De los Andes al desierto: difícil travesía del agua en Perú

Washington Hispanic

AP

a capital peruana se asienta en un desierto donde casi nunca llueve. Por eso, para que sus nueve millones de habitantes puedan tener agua potable, el líquido debe recorrer unos 200 kilómetros antes de llegar a Lima. Nace en un conjunto de lagunas y represas de concreto en las alturas de los Andes donde la lluvia cae por cinco meses consecutivos.

A pesar de lo complejo del proceso, estadísticas de la Organización Mundial de la Salud demuestran que los limeños desperdician el agua —en la zona más rica de la ciudad se consumen 447 litros diarios, lo que casi cuadriplica los 100 litros promedio diarios recomendados por la OMS— y las autoridades creen que el problema en parte obedece a su desconocimiento sobre las dificultades para transportarla hasta el desierto.

«La gente no sabe que obtenemos el agua desde unas lagunas de los Andes donde la almacenamos varios meses sin importar que haya rayos, truenos, que haya relámpagos», dice Yolanda Andía, una ingeniera química de la empresa estatal del agua de Lima (SEDAPAL) que se encarga de distribuir el líquido vital.

La cantidad de agua recolectada en 19 lagunas, tres represas, tres ríos y 365 pozos subterráneos es equivalente a casi 286.000 piscinas olímpicas —o 714 millones de metros cúbicos— que permiten vivir en la ciudad más importante de Perú, donde se genera más del 50% del producto interno bruto y están edificadas las instituciones claves para el funcionamiento del país.

Las lluvias caen desde diciembre hasta abril en las praderas tropicales de los Andes, al este de Lima, a más de 4.500 metros de altitud. Allí se almacenan en cuerpos de agua poblados de truchas y sobre los que vuelan más de 25 tipos de pájaros.

A través de túneles y canales de concreto que se han construido en más de medio siglo, el agua de las lagunas baja con fuerza de los Andes y pasa por cuatro hidroeléctricas que producen energía para la capital. Luego el líquido llega hasta el río Rímac, que divide la ciudad en dos, donde las aguas cristalinas se vuelven turbias y se contaminan.

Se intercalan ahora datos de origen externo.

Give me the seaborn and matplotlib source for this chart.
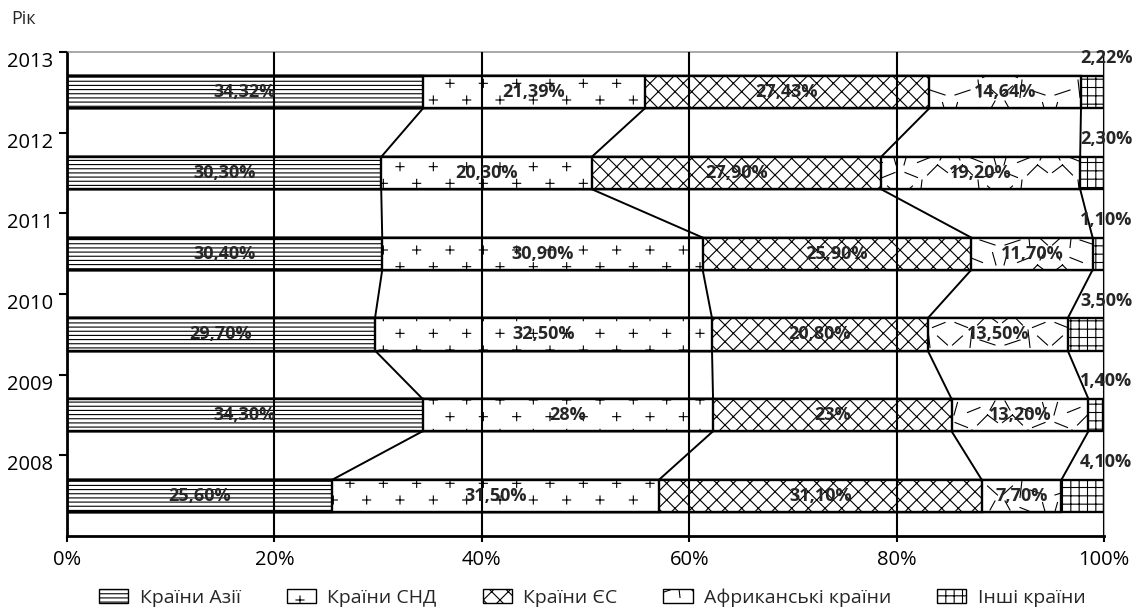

«Se nos va al tacho de la basura», resume Andía al recordar que el principal río que trae el agua a la capital posee más de 700 puntos de contaminación en su recorrido de 160 kilómetros, entre ellos, deshechos de minas abandonadas, coliformes fecales y basura, según cifras de la autoridad nacional del agua.

Debido a la contaminación con la que llega el líquido hasta las puertas de la capital, el agua pasa por cuatro gigantescas plantas de tratamiento donde se filtra, decanta y eliminan microorganismos para dejarla apta para el consumo humano, lo que implica un gasto mayor a 4,3 millones de dólares anuales del dinero público.

No obstante, entre los 9,1 millones de habitantes de Lima aún no hay agua para todos. Debido a la falta de acceso a viviendas de escasos recursos, aún existen unas 700.000 personas que no tienen acceso al líquido y pagan en promedio seis veces más que un hogar que sí está conectado a la red de distribución, según datos oficiales.

En contraste, los que sí tienen agua la desperdician y no recuerdan que Lima es la segunda ciudad más grande asentada en medio de un desierto después de El Cairo, dijo la ingeniera Andía.

Gabriela Corimanya, coordinadora de servicios del usuario de la superintendencia, dijo en declaraciones a la agencia estatal de noticias Andina que su institución realiza constantemente campañas educativas para que la población valore más el agua. “Estamos trabajando para promover una cultura de cuidado del agua, queremos tener una nueva generación de usuarios responsables. Aplicamos nuestras campañas desde la escuela, porque los niños promueven esta cultura responsable en sus hogares”, dijo Corimanya.

El promedio de consumo de los limeños que acceden al agua potable es de 250 litros diarios, más que en Bogotá (168), Quito (220), La Paz (120) y Santiago (200). Al año se desperdicia agua en la capital equivalente a más de 77.000 piscinas olímpicas, según datos oficiales. Es normal ver en Lima usar el agua potable para lavar los autos, limpiar las veredas o regar los jardines.

«No hay una cultura de conservación, es para llorar», dice Andía.